----- DATA SHOWN -----

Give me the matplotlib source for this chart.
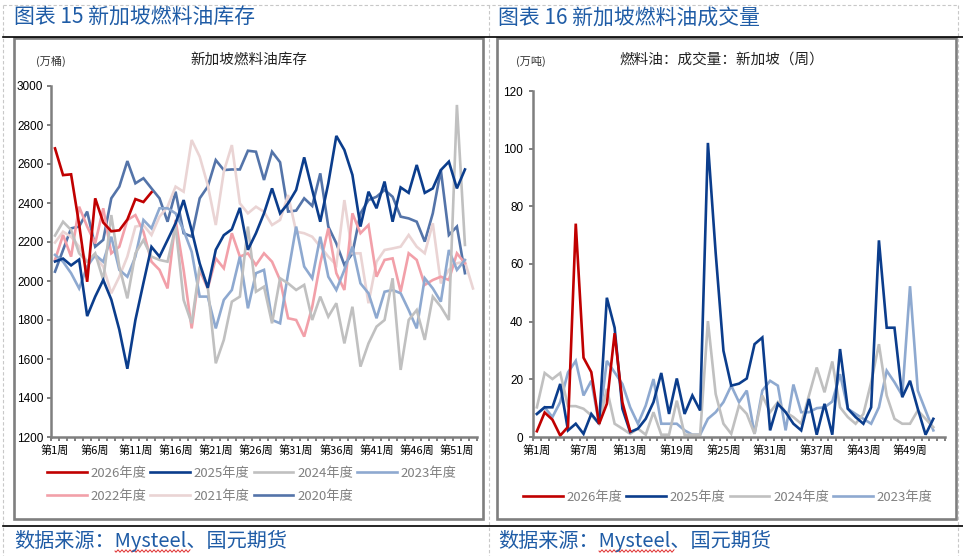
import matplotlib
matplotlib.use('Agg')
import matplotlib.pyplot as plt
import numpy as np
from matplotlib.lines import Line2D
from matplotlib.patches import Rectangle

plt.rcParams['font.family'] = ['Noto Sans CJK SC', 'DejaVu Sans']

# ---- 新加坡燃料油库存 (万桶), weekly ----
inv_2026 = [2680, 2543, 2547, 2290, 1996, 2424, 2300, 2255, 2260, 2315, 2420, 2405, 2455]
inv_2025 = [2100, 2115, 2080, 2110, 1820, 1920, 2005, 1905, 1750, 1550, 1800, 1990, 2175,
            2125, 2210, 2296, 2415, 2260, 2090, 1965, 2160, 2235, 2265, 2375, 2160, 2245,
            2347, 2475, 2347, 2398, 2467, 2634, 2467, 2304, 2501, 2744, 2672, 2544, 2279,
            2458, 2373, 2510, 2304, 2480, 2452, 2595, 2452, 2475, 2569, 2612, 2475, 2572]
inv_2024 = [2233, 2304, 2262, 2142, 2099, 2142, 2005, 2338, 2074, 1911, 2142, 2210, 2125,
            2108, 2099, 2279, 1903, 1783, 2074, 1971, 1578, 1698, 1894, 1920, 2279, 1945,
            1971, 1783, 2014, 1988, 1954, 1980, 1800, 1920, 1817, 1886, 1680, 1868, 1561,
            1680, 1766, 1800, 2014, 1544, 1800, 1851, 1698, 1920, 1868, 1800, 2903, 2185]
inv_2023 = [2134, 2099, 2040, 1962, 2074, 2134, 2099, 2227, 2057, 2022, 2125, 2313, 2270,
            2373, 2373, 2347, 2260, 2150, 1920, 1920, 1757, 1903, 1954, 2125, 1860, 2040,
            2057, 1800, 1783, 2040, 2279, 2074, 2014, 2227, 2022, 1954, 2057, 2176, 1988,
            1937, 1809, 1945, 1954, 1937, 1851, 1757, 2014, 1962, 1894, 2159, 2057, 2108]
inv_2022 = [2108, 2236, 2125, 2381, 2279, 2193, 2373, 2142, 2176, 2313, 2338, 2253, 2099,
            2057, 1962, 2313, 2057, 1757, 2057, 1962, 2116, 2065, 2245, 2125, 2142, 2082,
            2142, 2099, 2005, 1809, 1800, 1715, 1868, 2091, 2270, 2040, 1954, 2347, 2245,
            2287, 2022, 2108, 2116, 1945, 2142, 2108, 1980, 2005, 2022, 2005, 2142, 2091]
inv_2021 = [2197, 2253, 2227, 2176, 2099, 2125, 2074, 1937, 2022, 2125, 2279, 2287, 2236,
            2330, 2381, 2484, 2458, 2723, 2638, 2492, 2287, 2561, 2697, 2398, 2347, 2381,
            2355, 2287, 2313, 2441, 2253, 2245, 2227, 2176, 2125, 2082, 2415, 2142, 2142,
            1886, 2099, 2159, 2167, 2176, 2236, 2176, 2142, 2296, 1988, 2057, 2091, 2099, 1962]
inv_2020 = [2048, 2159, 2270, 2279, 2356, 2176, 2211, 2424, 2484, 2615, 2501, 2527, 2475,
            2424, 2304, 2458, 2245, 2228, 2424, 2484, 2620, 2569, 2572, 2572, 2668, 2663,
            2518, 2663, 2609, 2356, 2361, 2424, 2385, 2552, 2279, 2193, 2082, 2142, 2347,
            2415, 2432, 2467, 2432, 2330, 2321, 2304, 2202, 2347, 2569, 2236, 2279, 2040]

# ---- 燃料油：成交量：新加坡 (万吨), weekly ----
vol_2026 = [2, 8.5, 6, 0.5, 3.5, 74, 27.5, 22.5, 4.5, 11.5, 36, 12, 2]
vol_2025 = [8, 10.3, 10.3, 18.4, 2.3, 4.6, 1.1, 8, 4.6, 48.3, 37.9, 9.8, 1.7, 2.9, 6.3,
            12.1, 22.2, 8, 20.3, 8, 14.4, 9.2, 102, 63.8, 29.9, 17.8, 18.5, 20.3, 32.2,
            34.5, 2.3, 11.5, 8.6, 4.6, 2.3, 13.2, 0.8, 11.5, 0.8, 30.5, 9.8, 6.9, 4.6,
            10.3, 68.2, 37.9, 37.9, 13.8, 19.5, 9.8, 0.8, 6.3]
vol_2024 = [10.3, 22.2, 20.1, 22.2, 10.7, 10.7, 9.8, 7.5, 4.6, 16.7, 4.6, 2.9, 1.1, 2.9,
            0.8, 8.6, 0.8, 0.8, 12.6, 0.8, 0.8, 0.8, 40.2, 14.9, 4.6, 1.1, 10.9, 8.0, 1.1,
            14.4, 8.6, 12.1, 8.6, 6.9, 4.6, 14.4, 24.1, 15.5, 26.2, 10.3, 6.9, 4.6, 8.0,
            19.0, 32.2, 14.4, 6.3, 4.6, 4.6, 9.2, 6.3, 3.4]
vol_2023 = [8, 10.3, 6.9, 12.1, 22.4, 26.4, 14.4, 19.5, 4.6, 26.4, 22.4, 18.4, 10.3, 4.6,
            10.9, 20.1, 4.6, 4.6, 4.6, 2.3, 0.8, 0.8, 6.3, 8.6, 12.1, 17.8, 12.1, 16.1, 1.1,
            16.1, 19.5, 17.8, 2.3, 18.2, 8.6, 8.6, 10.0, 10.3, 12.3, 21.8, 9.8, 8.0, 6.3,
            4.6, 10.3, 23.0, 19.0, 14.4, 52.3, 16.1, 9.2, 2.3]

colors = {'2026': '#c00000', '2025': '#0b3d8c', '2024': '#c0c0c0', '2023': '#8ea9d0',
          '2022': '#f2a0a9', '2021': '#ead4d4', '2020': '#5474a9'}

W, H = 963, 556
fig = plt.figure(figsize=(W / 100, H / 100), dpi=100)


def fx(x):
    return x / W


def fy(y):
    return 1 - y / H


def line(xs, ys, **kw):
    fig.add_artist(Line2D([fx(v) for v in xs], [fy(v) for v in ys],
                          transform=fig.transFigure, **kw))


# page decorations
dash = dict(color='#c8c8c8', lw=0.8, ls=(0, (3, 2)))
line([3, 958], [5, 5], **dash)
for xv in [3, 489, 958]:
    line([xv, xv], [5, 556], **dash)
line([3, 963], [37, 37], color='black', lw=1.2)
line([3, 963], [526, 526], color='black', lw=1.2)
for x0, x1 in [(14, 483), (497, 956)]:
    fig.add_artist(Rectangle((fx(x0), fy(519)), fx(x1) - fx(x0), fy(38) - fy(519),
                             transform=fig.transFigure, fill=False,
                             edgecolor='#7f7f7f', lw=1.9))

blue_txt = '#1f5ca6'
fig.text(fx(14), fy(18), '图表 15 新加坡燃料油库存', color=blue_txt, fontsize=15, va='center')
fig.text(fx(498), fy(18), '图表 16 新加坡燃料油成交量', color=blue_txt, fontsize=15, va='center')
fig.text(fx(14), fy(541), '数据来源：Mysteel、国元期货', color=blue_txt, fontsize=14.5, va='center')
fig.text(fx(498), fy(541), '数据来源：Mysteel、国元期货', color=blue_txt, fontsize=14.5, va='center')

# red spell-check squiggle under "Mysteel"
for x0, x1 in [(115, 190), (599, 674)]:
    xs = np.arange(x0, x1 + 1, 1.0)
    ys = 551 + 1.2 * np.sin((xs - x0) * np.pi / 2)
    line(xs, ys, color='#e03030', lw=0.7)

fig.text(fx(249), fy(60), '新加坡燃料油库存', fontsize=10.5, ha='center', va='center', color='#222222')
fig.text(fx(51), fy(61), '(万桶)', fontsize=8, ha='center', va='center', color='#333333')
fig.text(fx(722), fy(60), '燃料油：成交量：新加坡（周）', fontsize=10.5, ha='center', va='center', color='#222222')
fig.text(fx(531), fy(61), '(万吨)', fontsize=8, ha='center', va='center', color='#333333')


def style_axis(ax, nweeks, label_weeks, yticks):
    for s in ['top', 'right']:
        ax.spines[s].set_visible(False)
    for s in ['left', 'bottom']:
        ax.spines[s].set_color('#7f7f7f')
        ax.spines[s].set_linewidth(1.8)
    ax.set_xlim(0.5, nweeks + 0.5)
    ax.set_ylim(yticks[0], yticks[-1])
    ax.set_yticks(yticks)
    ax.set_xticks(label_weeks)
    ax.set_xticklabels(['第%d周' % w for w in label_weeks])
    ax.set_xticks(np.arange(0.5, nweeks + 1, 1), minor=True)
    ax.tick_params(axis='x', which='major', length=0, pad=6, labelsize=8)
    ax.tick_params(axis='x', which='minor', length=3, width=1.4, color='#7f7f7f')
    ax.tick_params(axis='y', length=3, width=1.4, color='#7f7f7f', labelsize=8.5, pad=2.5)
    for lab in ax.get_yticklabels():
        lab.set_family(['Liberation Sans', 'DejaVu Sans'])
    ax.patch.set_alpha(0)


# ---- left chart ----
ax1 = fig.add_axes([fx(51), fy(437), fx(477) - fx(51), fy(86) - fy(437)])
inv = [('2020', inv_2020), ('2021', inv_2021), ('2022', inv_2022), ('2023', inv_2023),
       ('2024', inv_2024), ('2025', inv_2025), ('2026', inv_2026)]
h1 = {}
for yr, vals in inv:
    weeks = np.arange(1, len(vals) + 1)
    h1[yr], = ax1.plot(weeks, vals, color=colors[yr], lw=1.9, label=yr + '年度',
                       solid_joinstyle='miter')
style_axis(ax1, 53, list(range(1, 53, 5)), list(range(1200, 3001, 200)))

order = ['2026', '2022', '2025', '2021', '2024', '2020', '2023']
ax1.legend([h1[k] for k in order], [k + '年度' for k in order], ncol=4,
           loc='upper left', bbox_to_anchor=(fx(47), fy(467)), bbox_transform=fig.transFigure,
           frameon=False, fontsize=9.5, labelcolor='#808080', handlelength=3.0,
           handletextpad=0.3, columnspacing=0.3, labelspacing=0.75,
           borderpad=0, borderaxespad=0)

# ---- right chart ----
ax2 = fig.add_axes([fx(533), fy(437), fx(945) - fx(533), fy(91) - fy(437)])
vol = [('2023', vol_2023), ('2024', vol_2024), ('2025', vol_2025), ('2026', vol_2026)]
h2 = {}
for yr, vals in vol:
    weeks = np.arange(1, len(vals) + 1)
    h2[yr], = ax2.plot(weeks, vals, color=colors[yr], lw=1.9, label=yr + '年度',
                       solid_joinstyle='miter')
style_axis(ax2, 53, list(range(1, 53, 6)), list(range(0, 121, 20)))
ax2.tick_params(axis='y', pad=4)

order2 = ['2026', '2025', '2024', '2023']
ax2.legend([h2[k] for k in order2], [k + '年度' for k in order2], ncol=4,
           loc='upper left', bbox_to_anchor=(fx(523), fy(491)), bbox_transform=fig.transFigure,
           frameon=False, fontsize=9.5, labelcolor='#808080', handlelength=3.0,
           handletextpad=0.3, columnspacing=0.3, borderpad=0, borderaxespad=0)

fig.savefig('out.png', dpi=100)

-----

WRITTEN EXERCISE: For each line of the listing that holds the word "chart", show that line.

COMPLETED EXERCISE:
Give me the matplotlib source for this chart.
# ---- left chart ----
# ---- right chart ----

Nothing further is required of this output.